Rights upon termination

     Upon any voluntary or involuntary dissolution of the trust, the holders of
capital securities will be entitled to receive a like amount of junior
debentures in exchange for their capital securities, subject to prior
satisfaction of liabilities to creditors of the trust. If the property trustee
determines that a distribution of junior debentures is not practical, the
holders of capital securities will be entitled to receive a liquidation
distribution out of the assets held by the trust after satisfaction of those
liabilities. For further information, see "Description of Capital Securities --
Liquidation distribution upon termination".

     Upon any voluntary or involuntary liquidation or bankruptcy of KeyCorp, the
property trustee, as registered holder of the junior debentures, would be our
creditor subordinated in right of payment to all of our senior indebtedness as
set forth in the indenture.  However, the property trustee would be entitled to
receive payment in full of all amounts payable with respect to the junior
debentures before any holders of our capital stock receive payments or
distributions.

     In light of the effective guarantee provided by the combined operation of
the documents described above and the subordinated status of the obligations
they evidence, the positions of a holder of capital securities and a holder of
junior debentures, in the event of our liquidation or bankruptcy, should be
substantially the same, relative to our other creditors and to our shareholders.

                                       40
<PAGE>

                              Book-Entry Issuance


     The information in this section has been obtained from sources that we and
the trust believe to be accurate, but we nor the trust assume responsibility for
its accuracy.  None of us, the trustees nor the trust has any responsibility for
the performance by DTC or its participants of their respective obligations as
described in this section or under the rules and procedures governing their
respective operations.

     The capital securities will be issued in the form of one or more global
certificates.  A global certificate represents a large amount of securities and
is registered in the name of a financial institution that holds the certificate
as a depositary on behalf of its customers, who in turn own the beneficial
interests in those securities.  The capital securities global certificates will
be registered in the name of DTC, which will act as securities depositary for
all of the capital securities except in the circumstances we describe at the end
of this section.  We refer to capital securities represented by a global
certificate as being issued in "global" or "book-entry" form.

The DTC system

     DTC has advised us that it is a limited-purpose trust company created to
hold securities for its participating organizations, or its "participants", and
to facilitate the clearance and settlement of transactions in those securities
between participants through electronic book-entry changes in accounts of its
participants.  The participants include securities brokers and dealers including
the underwriters, banks, trust companies, clearing corporations and certain
other organizations.  Access to DTC's system is also available to other entities
such as banks, brokers, dealers and trust companies that clear through or
maintain a custodial relationship with a participant, either directly or
indirectly.  We refer to these entities as "indirect participants".

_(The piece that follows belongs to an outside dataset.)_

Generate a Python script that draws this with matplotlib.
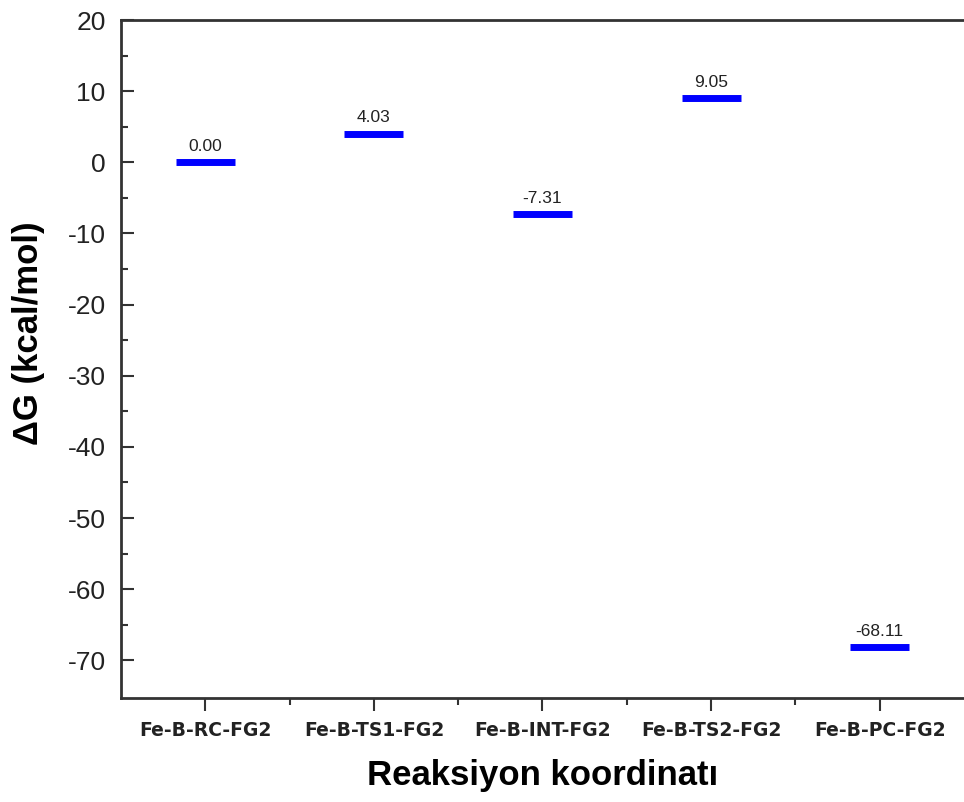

     If you buy capital securities while they are represented by a global
certificate, you must do so through a participant, which will receive a credit
in DTC's book-entry system for those capital securities, and your ownership
interest will in turn be recorded on the participant's records.  We refer to
persons who have acquired an interest in a global security as a "beneficial
owner".  Beneficial owners will not receive written confirmation from DTC of
their purchases, but we expect that beneficial owners will receive written
confirmations providing details of the transactions, as well as periodic
statements of their holdings, from the participants through which they purchased
the capital securities.  Transfers by beneficial owners of ownership interests
in the global certificates will be accomplished by entries made on the books of
participants or indirect participants acting on their behalf.  Transfers between
DTC's participants will be effected in the ordinary way in accordance with DTC's
rules and will be settled in same-day funds.  Beneficial owners will not receive
certificates representing their ownership interests in capital securities,
unless the book-entry system for the capital securities is discontinued, which
will only happen under the circumstances we describe at the end of this section.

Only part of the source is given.